End-to-End Encryption vs In-Transit
Who Holds the Keys?
When an app says 'Encrypted in Transit', it simply means your connection to their server is secure using TLS. The server itself holds the master decryption keys and actively reads your data.
End-to-End Encryption (E2EE) means the keys are generated and held exclusively by the sender and receiver. The server sitting in the middle physically cannot read the payloads it routes.

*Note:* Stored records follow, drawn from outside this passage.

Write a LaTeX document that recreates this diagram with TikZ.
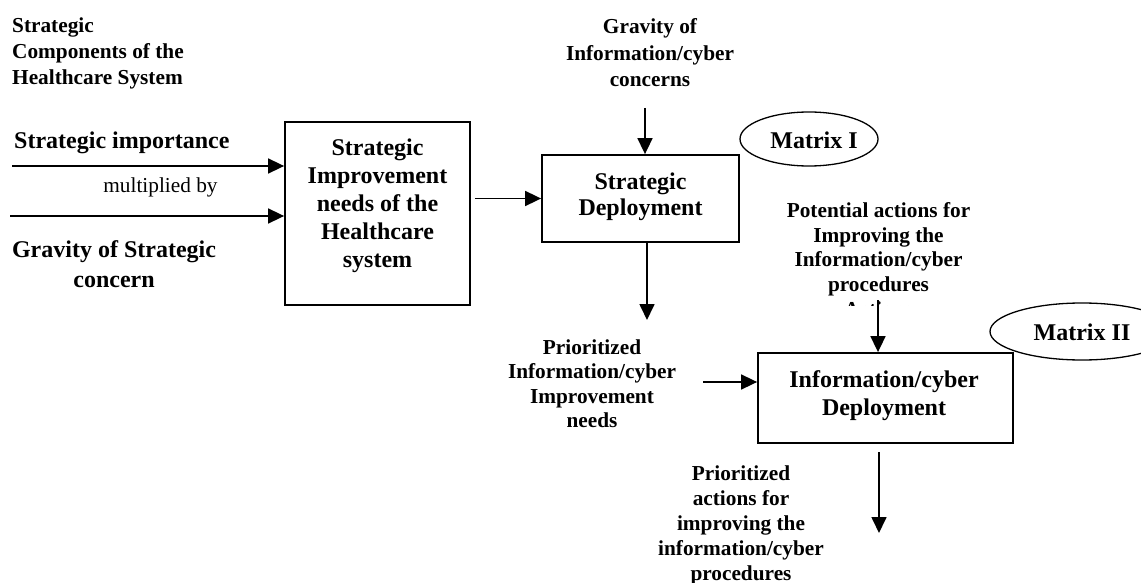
\documentclass[tikz,border=0pt]{standalone}
\usepackage{fontspec}
\setmainfont{Liberation Serif}
\usetikzlibrary{arrows.meta,shapes.geometric}
\begin{document}
\begin{tikzpicture}[x=1pt,y=-1pt,
  frame/.style={draw, line width=1.8pt, inner sep=0pt, rectangle},
  oval/.style={draw, line width=1.3pt, ellipse, inner sep=0pt},
  small/.style={font=\bfseries\fontsize{21.3}{#1}\selectfont, align=center, inner sep=0pt},
  large/.style={font=\bfseries\fontsize{24}{#1}\selectfont, align=center, inner sep=0pt},
  flow/.style={line width=1.7pt, -{Triangle[length=16pt,width=15pt]}}]
\clip (0,0) rectangle (1141,583);
\fill[white] (0,0) rectangle (1141,583);

% boxes
\node[frame, minimum width=185pt, minimum height=183pt] (improve) at (377.5,213.5) {};
\node[frame, minimum width=197pt, minimum height=87pt] (sdeploy) at (640.5,198.5) {};
\node[frame, minimum width=255pt, minimum height=90pt] (ideploy) at (885.5,398) {};
\node[oval, minimum width=138pt, minimum height=54pt] (matA) at (809,139) {};
\node[oval, minimum width=184pt, minimum height=57pt] (matB) at (1082,331.5) {};

% box texts
\node[large=28pt] (improveT) at (377.5,206) {Strategic\\Improvement\\needs of the\\Healthcare\\system};
\node[large=26.5pt] (sdeployT) at (640.5,197) {Strategic\\Deployment};
\node[large=28pt] (ideployT) at (884,396) {Information/cyber\\Deployment};
\node[large=28pt] (matAT) at (814,140) {Matrix I};
\node[large=28pt] (matBT) at (1082,332) {Matrix II};

% free labels
\node[small=26pt, align=left, anchor=west] (comp) at (12,53) {Strategic\\Components of the\\Healthcare System};
\node[large=28pt, anchor=west] (simp) at (14,143) {Strategic importance};
\node[font=\fontsize{21.3}{25}\selectfont, inner sep=0pt] (mult) at (160.5,187) {multiplied by};
\node[large=30pt] (gstrat) at (114,264) {Gravity of Strategic\\concern};
\node[small=26.5pt] (gcyber) at (650,53) {Gravity of\\Information/cyber\\concerns};
\node[small=24.5pt] (prio) at (592,383.5) {Prioritized\\Information/cyber\\Improvement\\needs};
\node[small=25pt] (pact) at (741,525) {Prioritized\\actions for\\improving the\\information/cyber\\procedures};
\begin{scope}
  \clip (700,180) rectangle (1060,305.5);
  \node[small=24.75pt] (pot) at (878.5,259.5) {Potential actions for\\Improving the\\Information/cyber\\procedures\\Actions};
\end{scope}

% arrow ends
\coordinate (a1) at (12,166);
\coordinate (a2) at (10,216);
\coordinate (a3) at (645,108);
\coordinate (a4) at (647,320);
\coordinate (a5) at (878,300);
\coordinate (a6) at (703,382);
\coordinate (a7) at (879,452);
\coordinate (a8) at (879,533);

% connectors
\draw[flow] (a1) -- (a1 -| improve.west);
\draw[flow] (a2) -- (a2 -| improve.west);
\draw[flow, shorten <=4pt] (improve.east |- sdeploy.west) -- (sdeploy.west);
\draw[flow] (a3) -- (a3 |- sdeploy.north);
\draw[flow] (a4 |- sdeploy.south) -- (a4);
\draw[flow] (a5) -- (a5 |- ideploy.north);
\draw[flow] (a6) -- (a6 -| ideploy.west);
\draw[flow] (a7) -- (a8);
\end{tikzpicture}
\end{document}
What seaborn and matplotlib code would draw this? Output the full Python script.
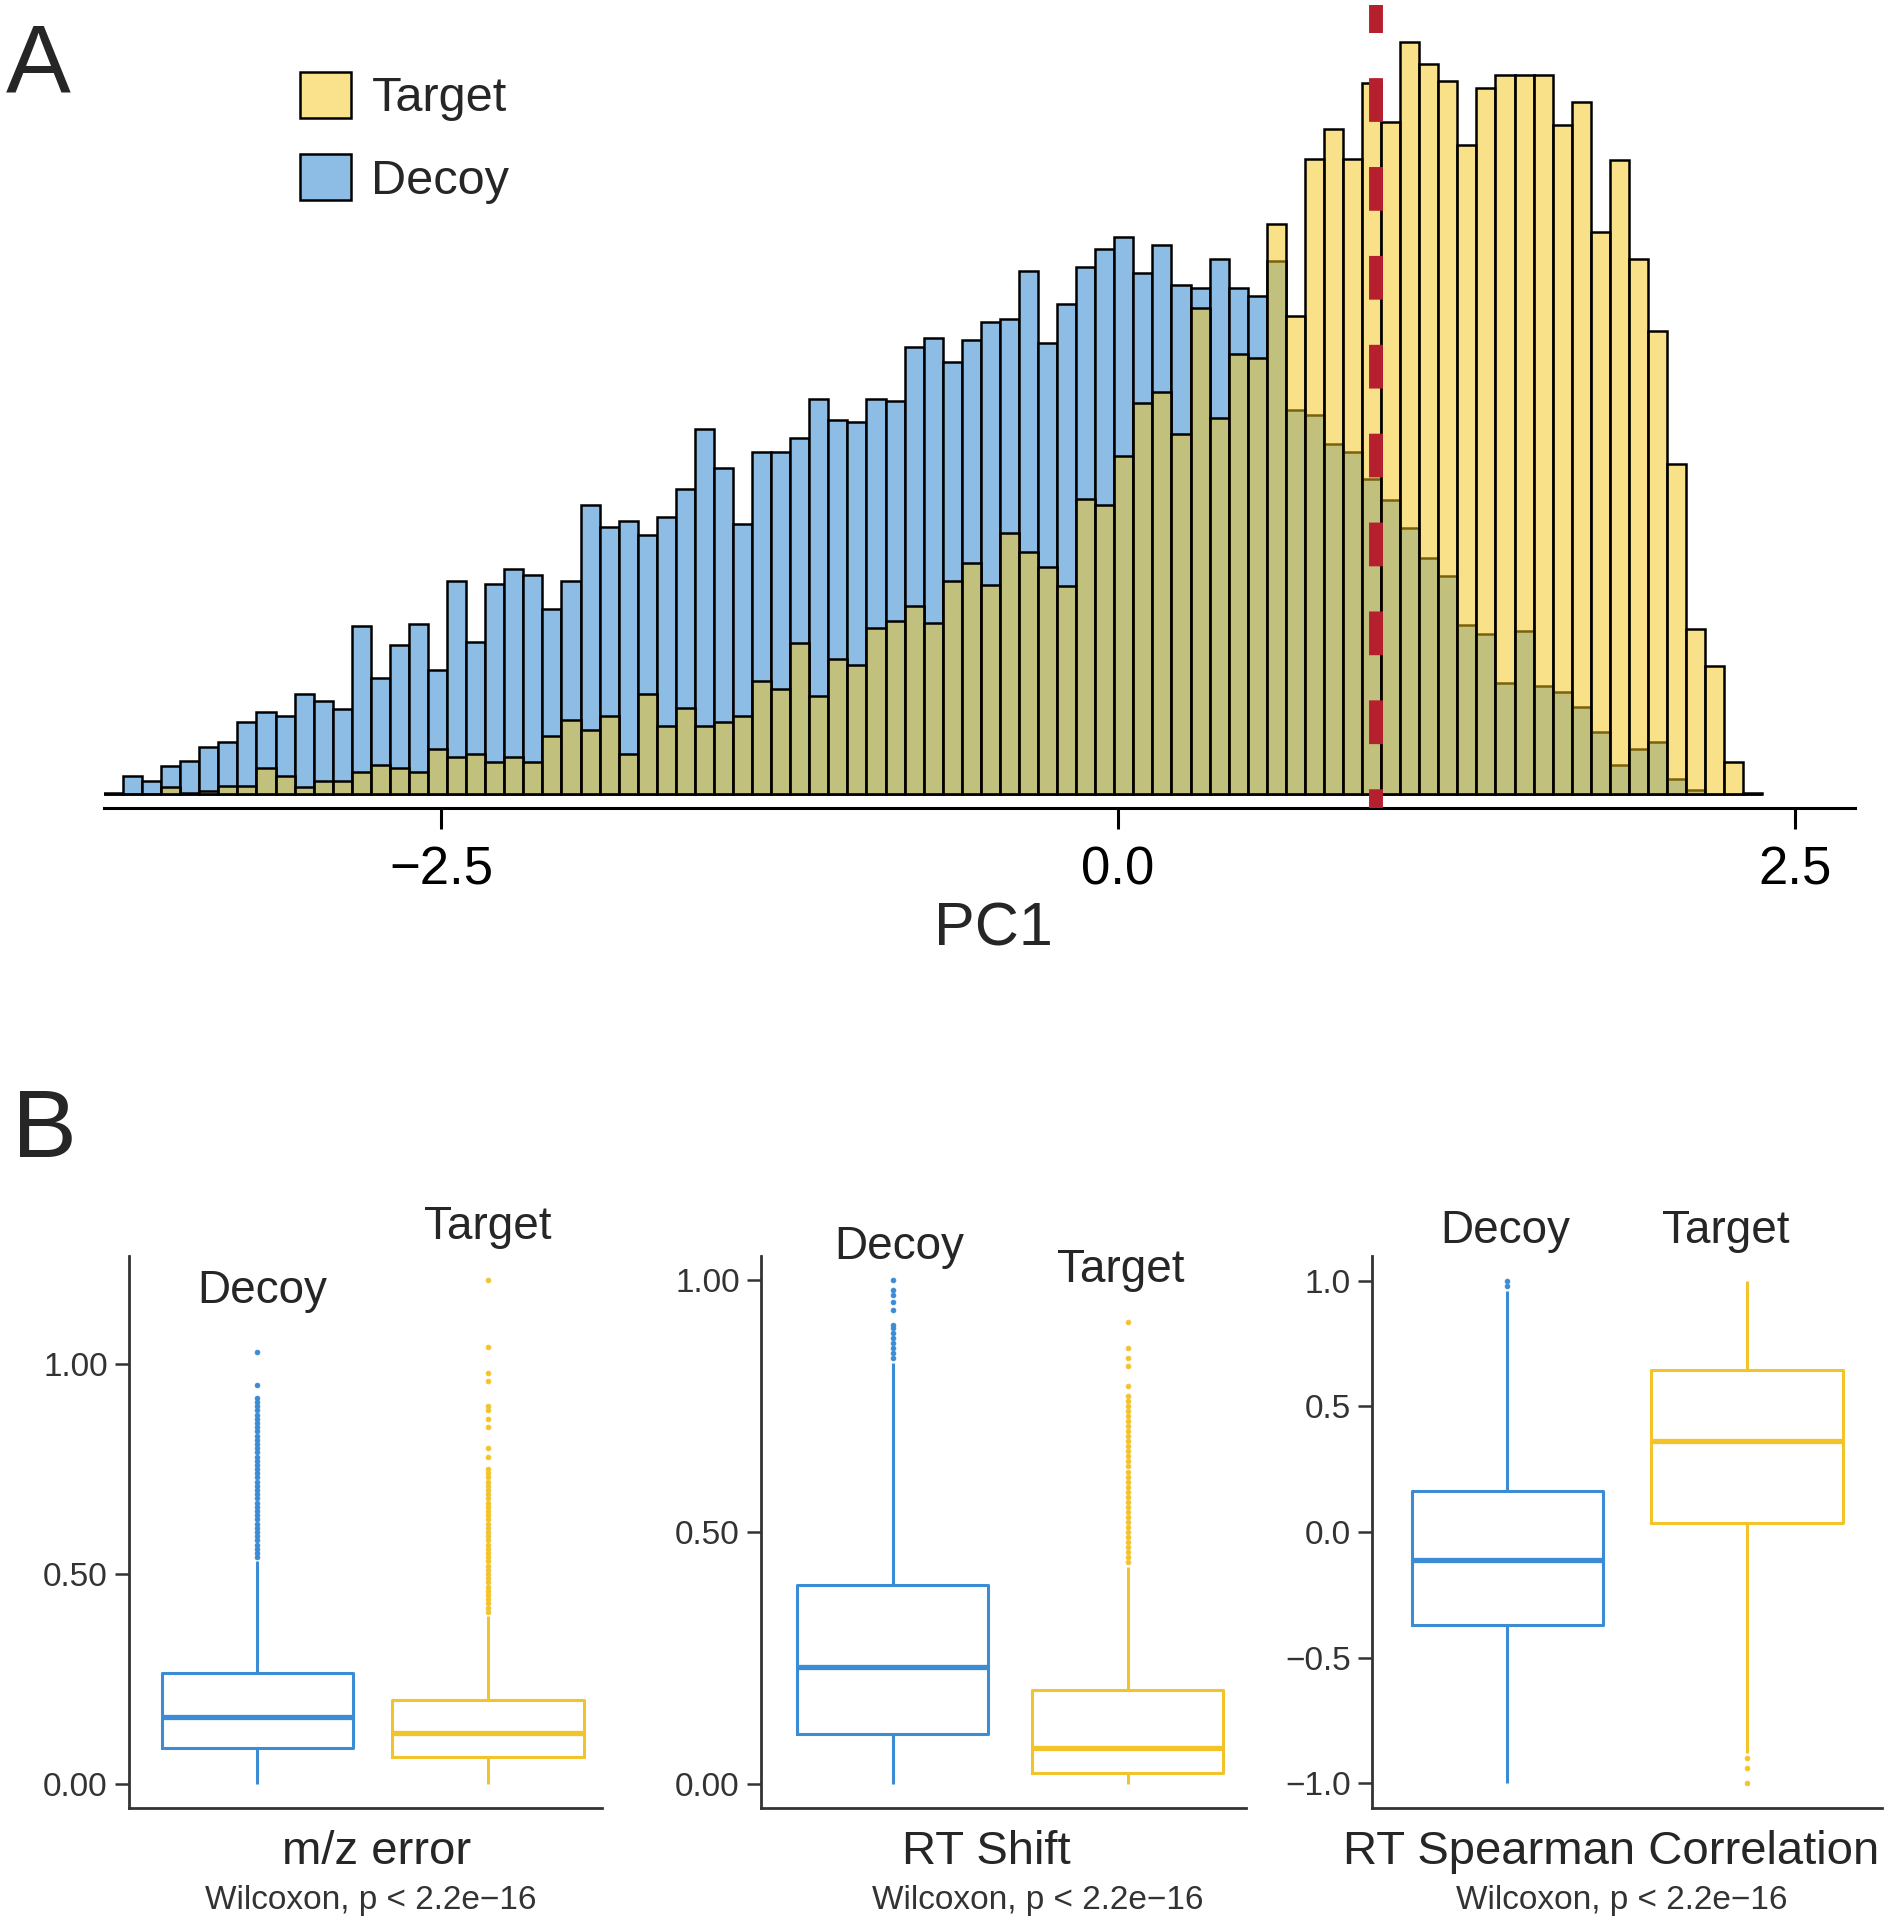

The Infrastructure Liability
When relying on In-Transit security (like standard AWS web servers), any government subpoena or rogue employee directly yields the raw text. End-to-End Encryption mathematically offloads server liability: the service provider literally holds zero decipherable data to surrender.
Everyday Example
In-Transit encryption is like placing your letter in a heavily armored truck. The truck drives to the post office safely, but the postmaster reads the letter before putting it in a new truck to its destination. E2EE is like writing the letter in an invincible alien language that only the recipient can translate. The postmaster sees the letter but has absolutely no idea what it says.
The Deep Mathematics
TLS terminates at the reverse proxy (Layer 7), intrinsically dumping the payload into main memory plaintext. E2EE mandates that the encryption boundary is drawn strictly at the client endpoint layer using local asymmetric key exchanges. The centralized architecture transitions from a trusted algebraic participant into a purely oblivious data-routing fabric.